Arriva anche il commento della premio Nobel per la pace iraniana, Narges Mohammadi, in carcere dal novembre 2021 e rilasciata temporaneamente a inizio dicembre per motivi medici, secondo cui la vicenda di Cecilia Sala “evidenzia ancora una volta la realtà che giornalisti, reporter e professionisti dei media in Iran sono costantemente sotto pressione e a rischio di arresto, reclusione e tortura”. Il regime religioso autoritario, continua, “mette a repentaglio la libertà di espressione”, aggiunge Mohammadi, raggiunta dall’Adnkronos tramite il marito, il giornalista e scrittore Taghi Rahmani. Anche lui attivista iraniano, è esiliato a Parigi dal 2012, dove vive insieme ai due gemelli avuti dalla premio Nobel. Rahmani sostiene che l’arresto di cittadini stranieri sia “un metodo usato ripetutamente dal regime iraniano quando vogliono ottenere il rilascio dei loro prigionieri. È la loro forma di diplomazia”. Nel caso di Cecilia Sala, prosegue, le autorità puntavano a “scambiare la giovane giornalista con il loro prigioniero in Italia, il signor Abedini.

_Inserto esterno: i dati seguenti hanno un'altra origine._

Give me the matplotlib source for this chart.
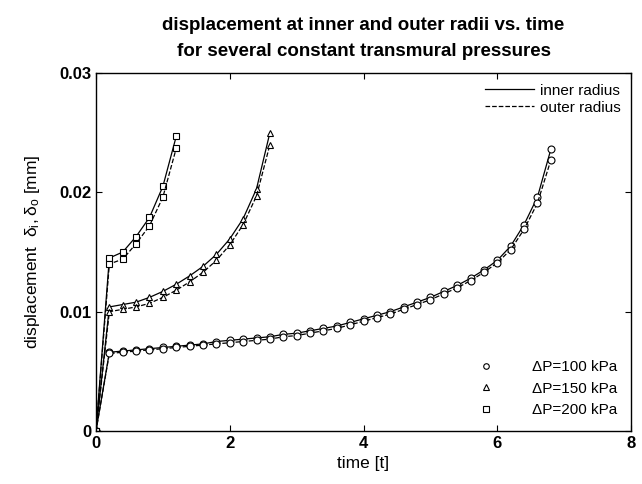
import matplotlib
matplotlib.use('Agg')
from matplotlib import pyplot as plt
from matplotlib.lines import Line2D

plt.rcParams['font.family'] = ['Liberation Sans', 'DejaVu Sans']

# time points and displacements (mm)
t_100 = [0, 0.2, 0.4, 0.6, 0.8, 1.0, 1.2, 1.4, 1.6, 1.8, 2.0, 2.2, 2.4, 2.6, 2.8, 3.0,
         3.2, 3.4, 3.6, 3.8, 4.0, 4.2, 4.4, 4.6, 4.8, 5.0, 5.2, 5.4, 5.6, 5.8, 6.0,
         6.2, 6.4, 6.6, 6.8]
inner_100 = [0, 0.0066, 0.0067, 0.0068, 0.0069, 0.0070, 0.0071, 0.0072, 0.0073, 0.0075,
             0.0076, 0.0077, 0.0078, 0.0079, 0.0081, 0.0082, 0.0084, 0.0086, 0.0088,
             0.0091, 0.0094, 0.0097, 0.0100, 0.0104, 0.0108, 0.0112, 0.0117, 0.0122,
             0.0128, 0.0135, 0.0143, 0.0155, 0.0173, 0.0196, 0.0236]
outer_100 = [0, 0.0065, 0.0066, 0.0067, 0.0068, 0.0069, 0.0070, 0.0071, 0.0072, 0.0073,
             0.0074, 0.0075, 0.0076, 0.0077, 0.0079, 0.0080, 0.0082, 0.0084, 0.0086,
             0.0089, 0.0092, 0.0095, 0.0098, 0.0102, 0.0106, 0.0110, 0.0115, 0.0120,
             0.0126, 0.0133, 0.0141, 0.0152, 0.0169, 0.0191, 0.0227]

t_150 = [0, 0.2, 0.4, 0.6, 0.8, 1.0, 1.2, 1.4, 1.6, 1.8, 2.0, 2.2, 2.4, 2.6]
inner_150 = [0, 0.0104, 0.0106, 0.0108, 0.0112, 0.0117, 0.0123, 0.0130, 0.0138, 0.0148,
             0.0161, 0.0178, 0.0203, 0.0250]
outer_150 = [0, 0.0100, 0.0102, 0.0104, 0.0107, 0.0112, 0.0118, 0.0125, 0.0133, 0.0143,
             0.0156, 0.0173, 0.0197, 0.0240]

t_200 = [0, 0.2, 0.4, 0.6, 0.8, 1.0, 1.2]
inner_200 = [0, 0.0145, 0.0150, 0.0163, 0.0179, 0.0205, 0.0247]
outer_200 = [0, 0.0140, 0.0144, 0.0157, 0.0172, 0.0196, 0.0237]

series = [
    (t_100, inner_100, outer_100, 'o', '\u0394P=100 kPa'),
    (t_150, inner_150, outer_150, '^', '\u0394P=150 kPa'),
    (t_200, inner_200, outer_200, 's', '\u0394P=200 kPa'),
]

fig = plt.figure(figsize=(6.42, 4.84), dpi=100)
ax = fig.add_axes([0.1495, 0.1095, 0.8335, 0.7395])

for t, inner, outer, mk, lab in series:
    ax.plot(t, inner, '-', color='black', lw=0.9, marker=mk, ms=5,
            mfc='white', mec='black', mew=0.8)
    ax.plot(t, outer, '--', color='black', lw=0.9, marker=mk, ms=5,
            mfc='white', mec='black', mew=0.8)

ax.set_xlim(0, 8)
ax.set_ylim(0, 0.03)
ax.set_xticks([0, 2, 4, 6, 8])
ax.set_xticklabels(['0', '2', '4', '6', '8'])
ax.set_yticks([0, 0.01, 0.02, 0.03])
ax.set_yticklabels(['0', '0.01', '0.02', '0.03'])
ax.tick_params(direction='in', top=True, right=True, labelsize=12, length=4)
for lbl in ax.get_xticklabels() + ax.get_yticklabels():
    lbl.set_fontweight('bold')
for sp in ax.spines.values():
    sp.set_linewidth(1.0)

ax.set_xlabel('time [t]', fontsize=12.5, labelpad=4)
ax.set_ylabel(r'displacement  $\mathregular{\delta_i,\delta_o}$ [mm]', fontsize=12.5, labelpad=12)
ax.set_title('displacement at inner and outer radii vs. time\nfor several constant transmural pressures',
             fontsize=13.5, fontweight='bold', pad=12, linespacing=1.75)

style_handles = [Line2D([], [], color='black', ls='-', lw=0.9),
                 Line2D([], [], color='black', ls='--', lw=0.9)]
leg1 = ax.legend(style_handles, ['inner radius', 'outer radius'], loc='upper right',
                 frameon=False, fontsize=11, handlelength=3.2, handletextpad=0.4,
                 labelspacing=0.2, borderaxespad=0.3)
ax.add_artist(leg1)

marker_handles = [Line2D([], [], ls='none', marker=mk, ms=4, mfc='white', mec='black', mew=0.8)
                  for _, _, _, mk, _ in series]
ax.legend(marker_handles, [s[4] for s in series], loc='lower right', frameon=False,
          fontsize=11, handletextpad=2.0, labelspacing=0.5, borderaxespad=0.5)

fig.savefig('out.png', dpi=100)
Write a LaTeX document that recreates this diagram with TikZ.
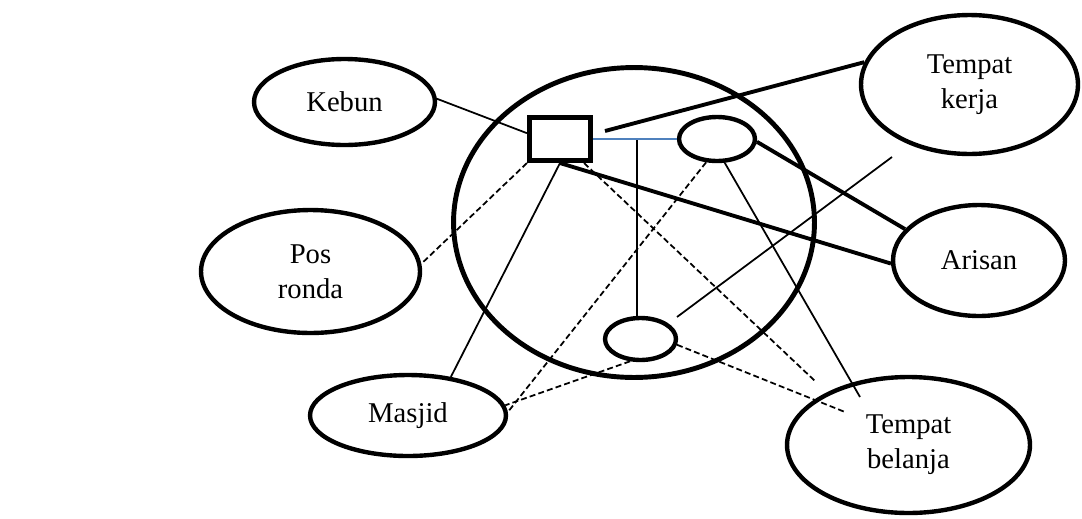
\documentclass[tikz,border=0pt]{standalone}
\usepackage{fontspec}
\setmainfont{Liberation Serif}
\usetikzlibrary{shapes.geometric}
\definecolor{bluec}{HTML}{4F81BD}
\begin{document}
\begin{tikzpicture}[x=0.02cm,y=-0.02cm,
  ell/.style={ellipse,draw,line width=2.5pt,inner sep=0pt,align=center,font=\fontsize{16.3}{20}\selectfont},
  thinc/.style={line width=1pt},
  thickc/.style={line width=2.2pt},
  dashc/.style={line width=1pt,dash pattern=on 3.4pt off 1.8pt}]
\useasboundingbox (0,0) rectangle (1082,518);
\node[ellipse,draw,line width=2.8pt,minimum width=7.22cm,minimum height=6.2cm,inner sep=0pt] (big) at (634,222.5) {};
\node[ell,minimum width=3.62cm,minimum height=1.72cm] (kebun) at (344.5,102) {Kebun};
\node[ell,minimum width=4.34cm,minimum height=2.78cm] (kerja) at (969.5,84.5) {Tempat\\kerja};
\node[ell,minimum width=3.44cm,minimum height=2.22cm] (arisan) at (979,260.5) {Arisan};
\node[ell,minimum width=4.38cm,minimum height=2.46cm] (pos) at (310.5,271.5) {Pos\\ronda};
\node[ell,minimum width=3.92cm,minimum height=1.62cm] (masjid) at (408,415.5) {Masjid};
\node[ell,minimum width=4.86cm,minimum height=2.72cm] (belanja) at (908.5,445) {Tempat\\belanja};
\node[ell,minimum width=1.52cm,minimum height=0.88cm] (sa) at (717,139) {};
\node[ell,minimum width=1.42cm,minimum height=0.84cm] (sb) at (640.5,339) {};
\node[draw,line width=2.9pt,minimum width=1.22cm,minimum height=0.86cm,inner sep=0pt] (rect) at (560,139) {};
\coordinate (kj) at (605,131);
\coordinate (rb) at (815,381);
\coordinate (bl1) at (860,397);
\coordinate (sbo) at (677,317);
\coordinate (ka) at (892,157);
\coordinate (bl2) at (845,412);
\coordinate (jn) at (637,140);
\draw[thinc] (kebun.2) -- (rect.170);
\draw[thickc] (kj) -- (kerja.168);
\draw[thinc,draw=bluec] (rect.east) -- (sa.west);
\draw[thinc] (jn) -- (jn |- sb.north);
\draw[thickc] (rect.south) -- (arisan.182);
\draw[thinc] (rect.south) -- (masjid.42);
\draw[dashc] (rect.south west) -- (pos.4);
\draw[dashc] (rect.-45) -- (rb);
\draw[thickc] (sa.-4) -- (arisan.157);
\draw[dashc] (sa.-115) -- (masjid.2);
\draw[thinc] (sa.-72) -- (bl1);
\draw[thinc] (sbo) -- (ka);
\draw[dashc] (sb.-9) -- (bl2);
\draw[dashc] (sb.-115) -- (masjid.6);
\end{tikzpicture}
\end{document}
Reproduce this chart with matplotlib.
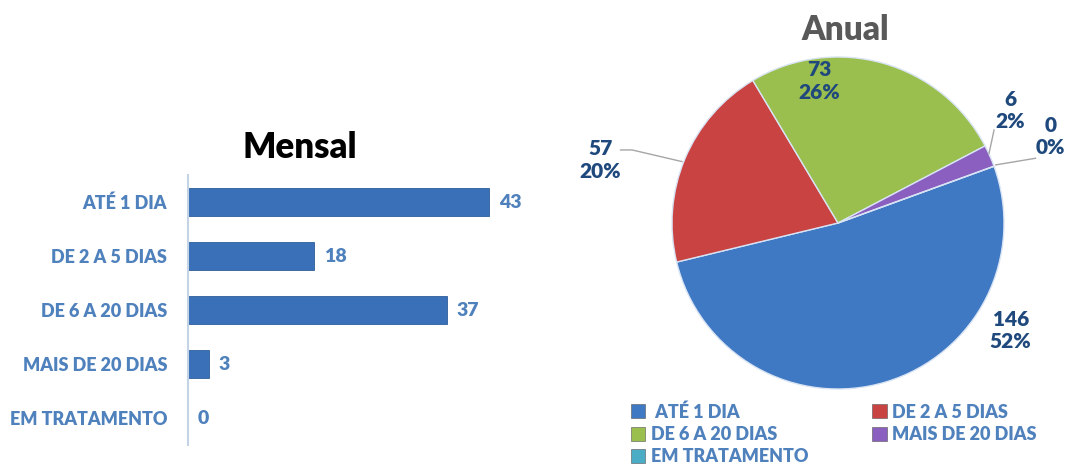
import matplotlib.pyplot as plt
from matplotlib.patches import Patch

# data
categories = ["ATÉ 1 DIA", "DE 2 A 5 DIAS", "DE 6 A 20 DIAS", "MAIS DE 20 DIAS", "EM TRATAMENTO"]
mensal = [43, 18, 37, 3, 0]
anual = [146, 57, 73, 6, 0]
anual_pct = ["52%", "20%", "26%", "2%", "0%"]

pie_colors = ["#3f78c3", "#c94343", "#9bbf4f", "#8a5fc0", "#4bacc6"]
bar_color = "#3a70b8"
label_blue = "#4f81bd"
navy = "#1f497d"

plt.rcParams["font.family"] = ["Lato", "DejaVu Sans"]
plt.rcParams["font.weight"] = "heavy"

fig = plt.figure(figsize=(10.69, 4.71), dpi=100)
W, H = 1069, 471

# ---- Mensal (bar chart)
ax = fig.add_axes([188 / W, 26 / H, 352 / W, 270 / H])
ypos = range(len(categories))
bars = ax.barh(ypos, mensal, height=0.52, color=bar_color, edgecolor="#2f5e9c", linewidth=0.6)
ax.set_ylim(4.5, -0.5)
ax.set_xlim(0, 50.3)
ax.set_yticks(list(ypos))
ax.set_yticklabels(categories, color=label_blue, fontsize=13, fontweight="heavy")
ax.tick_params(axis="y", length=0, pad=15)
ax.set_xticks([])
for s in ["top", "right", "bottom"]:
    ax.spines[s].set_visible(False)
ax.spines["left"].set_color("#c5d3e6")
ax.spines["left"].set_linewidth(1.5)
ax.bar_label(bars, padding=7, color=label_blue, fontsize=14, fontweight="heavy")
fig.text(300 / W, 1 - 148 / H, "Mensal", ha="center", va="center",
         fontsize=25, fontweight="heavy", color="black")

# ---- Anual (pie)
cx, cy, r = 838, 223, 166
pax = fig.add_axes([(cx - r) / W, (H - cy - r) / H, 2 * r / W, 2 * r / H])
wedges, _ = pax.pie(anual, colors=pie_colors, startangle=20, counterclock=False,
                    wedgeprops=dict(edgecolor="#d8e4f4", linewidth=1.0))
pax.set_xlim(-1, 1)
pax.set_ylim(-1, 1)

label_xy = [(1.04, -0.65), (-1.43, 0.38), (-0.11, 0.855), (1.04, 0.68), (1.28, 0.52)]
for (lx, ly), v, p in zip(label_xy, anual, anual_pct):
    pax.text(lx, ly, f"{v}\n{p}", ha="center", va="center", color=navy,
             fontsize=15, fontweight="heavy", linespacing=1.2, clip_on=False)

leader_lines = [
    ([-1.31, -1.24, -0.94], [0.44, 0.44, 0.37]),
    ([0.94, 0.91], [0.56, 0.42]),
    ([1.19, 0.95], [0.39, 0.35]),
]
for xs, ys in leader_lines:
    pax.plot(xs, ys, color="#a6a6a6", lw=1, clip_on=False)

fig.text(845 / W, 1 - 30 / H, "Anual", ha="center", va="center",
         fontsize=24, fontweight="heavy", color="#595959")

handles = [Patch(facecolor=c, edgecolor="#555555", linewidth=0.4) for c in pie_colors]
labels = [" ATÉ 1 DIA", "DE 2 A 5 DIAS", "DE 6 A 20 DIAS", "MAIS DE 20 DIAS", "EM TRATAMENTO"]
order = [0, 2, 4, 1, 3]
leg = fig.legend([handles[i] for i in order], [labels[i] for i in order],
                 ncol=2, loc="upper left", bbox_to_anchor=(622 / W, 1 - 394 / H),
                 frameon=False, fontsize=13, labelcolor=label_blue,
                 handlelength=0.8, handleheight=0.8, handletextpad=0.3,
                 columnspacing=3.55, labelspacing=0.3, borderpad=0)
for t in leg.get_texts():
    t.set_fontweight("heavy")

fig.savefig("out.png", dpi=100)
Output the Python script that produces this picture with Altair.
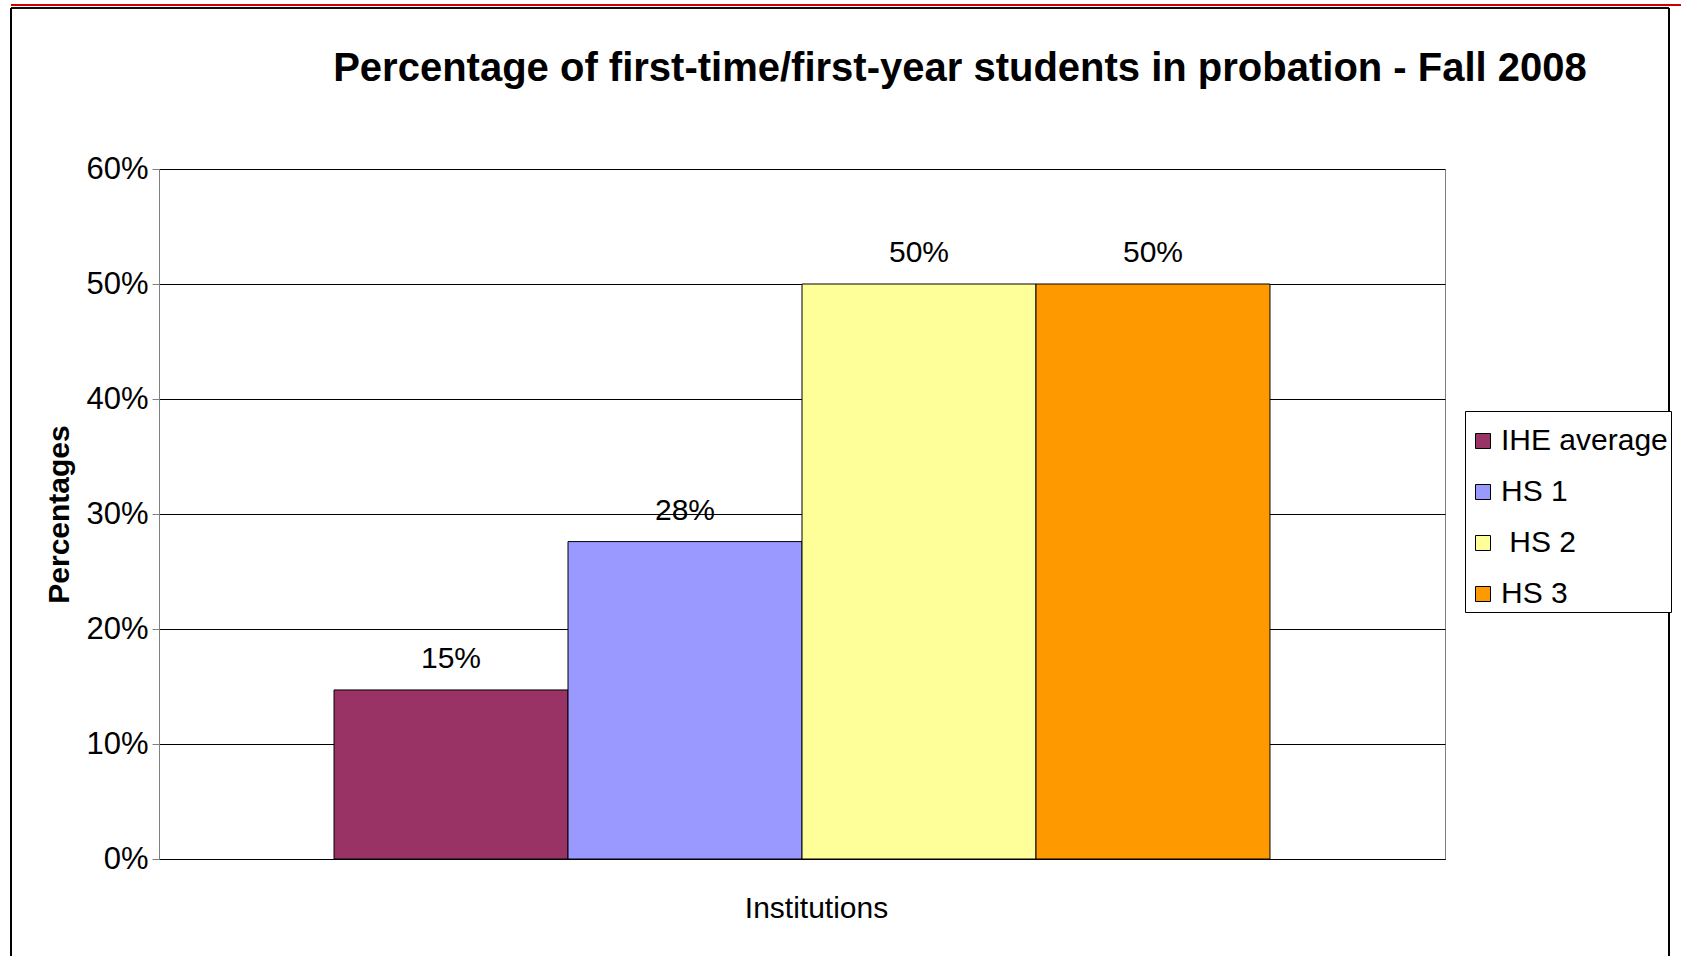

È così che funziona il loro sistema”. Rahmani definisce gli arresti come quello di Sala “una violazione della legge” dal momento che “tenere in ostaggio un cittadino straniero va contro il diritto internazionale dei diritti umani, eppure questo continua a verificarsi in Iran“.
“Quando qualcuno viene arrestato, dovrebbe essere sottoposto a un giusto processo – conclude – Ma il regime iraniano ignora i suoi obblighi ai sensi del diritto internazionale”.